Place sexuality inside a framework

It seems that adults need to place sexuality inside a framework, which is broader than just behaviour (what they are up to?) and physiology (plumbing?). The framework needs to include the notion of values (which includes choice) and relationships (how sexuality fits into relationships).
Sexuality framework:
Behaviour
Physiology
Values
Relationships
Talking with kids
Talking about sex requires some pretty nifty communication skills as sexuality becomes a very personal when adolescence arrives. There appears to be five traits shared by parents who are able to talk openly about sexual issues with their children and young people:
Parents give factual, truthful answers to children’s questions. This is always tricky but basically it means giving kids enough information when they ask for it to satisfy them at their age and stage of development.
Parents listen to children. Don’t shut them down or put them off when they ask curly questions. Take a deep breath and jump in with both feet.
Children are able to voice their opinions about sexual issues. It can be when kids express opinions that differ from ours. How we manage these differences is the key to open communication between parents and kids. Challenge them with facts but allow different view points to occur.
Parents don’t insist that children stick to rigid codes of behaviour. Another curly one! From experience those parents who operate from extremely rigid behavioural codes often experience a great deal of stress and inevitably their views fall on deaf ears. This is tricky if you have very strong moral views however it is best to work from the reality of what is occurring.
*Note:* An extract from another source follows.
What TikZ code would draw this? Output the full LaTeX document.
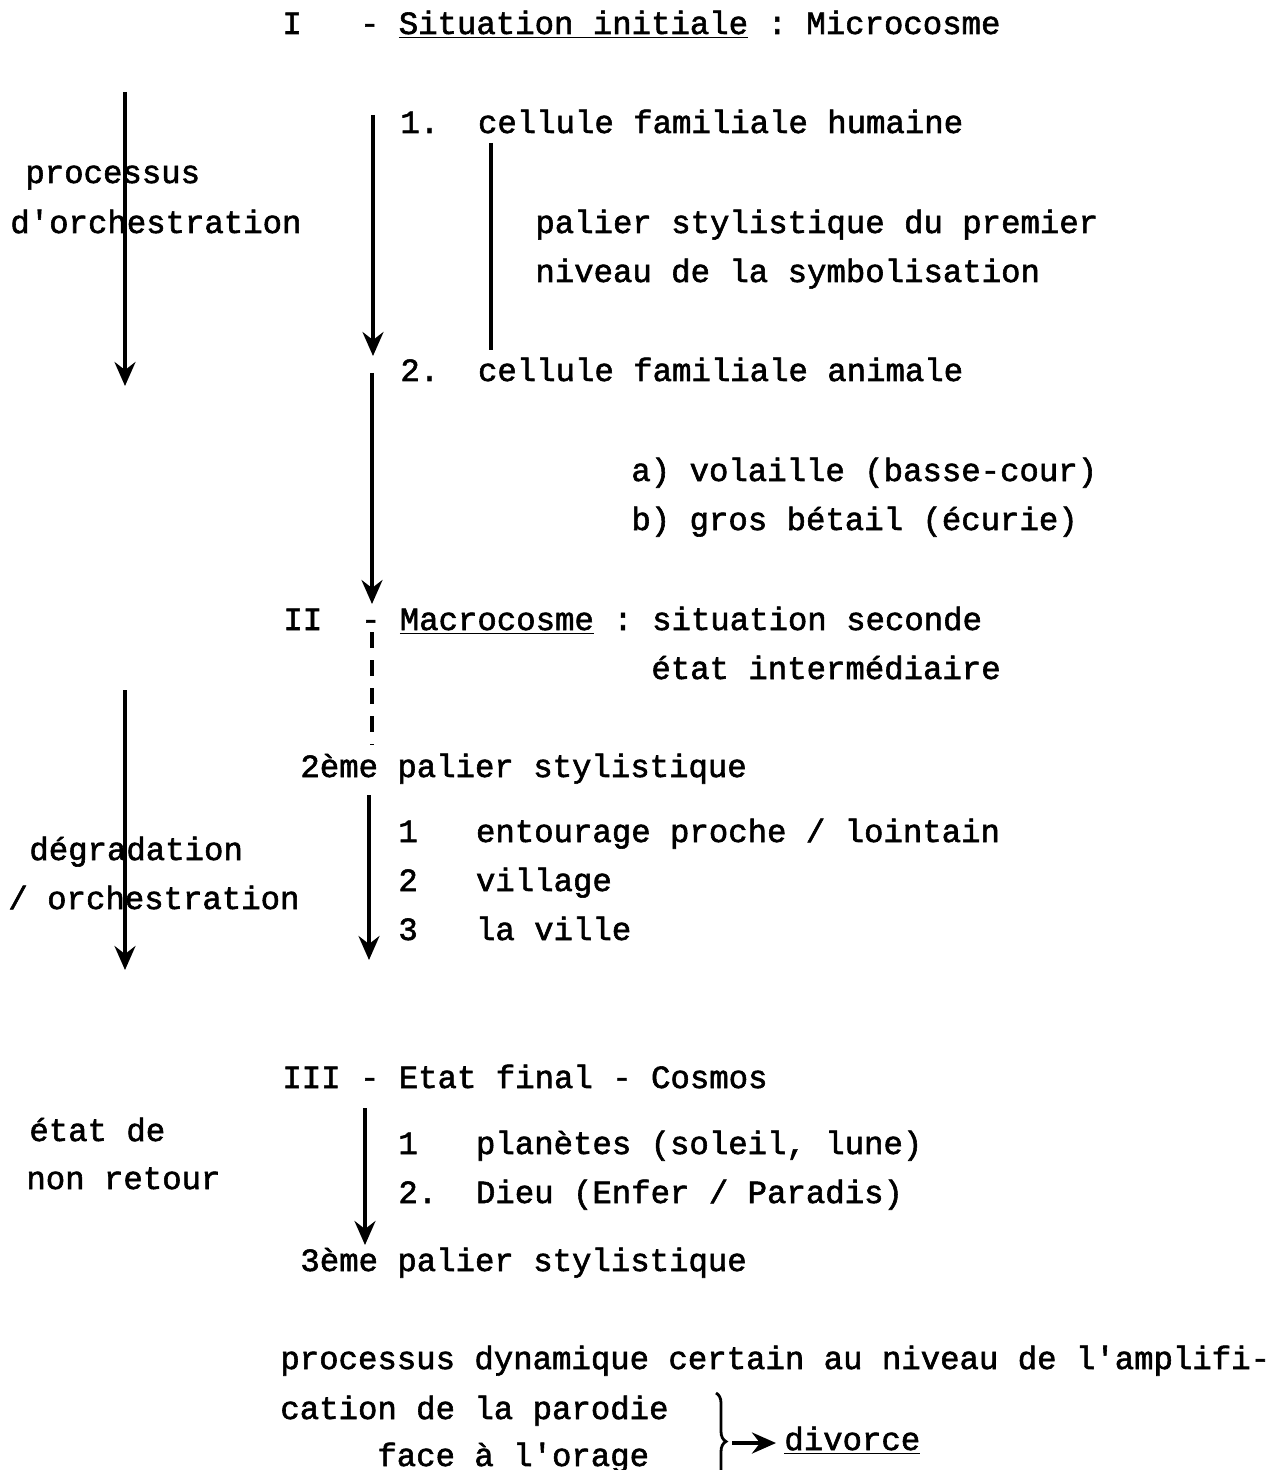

Incidentally, children scan their parents for their views and if there is a skerrick of homophobia they are less likely to ‘come out’ than if they perceive tolerance and acceptance.
Parents use real life opportunities to engage children in discussions about sexuality. Once country kids had a head start in sex education as reproduction was part of life on the farm. This has changed a little due to media overexposure however the principal of treating sexuality as just ‘part of life’ is worth pursuing. To this end savvy parents make the most of the teachable moments all around them. Watching some stuff on TV can provide an opportunity to talk about sex. A relative falling pregnant, a gay friend coming out or an accidental visit to the wrong website can provide an entry into sticky subject areas.
Talking with kids about sex is at the hard end of the parenting spectrum. It obviously can’t be left up to schools and as Sauer’s research shows kids have no trouble satisfying their curiosity via the net. The net may teach them that sex is fun but they need to learn from someone that there is a little more to it!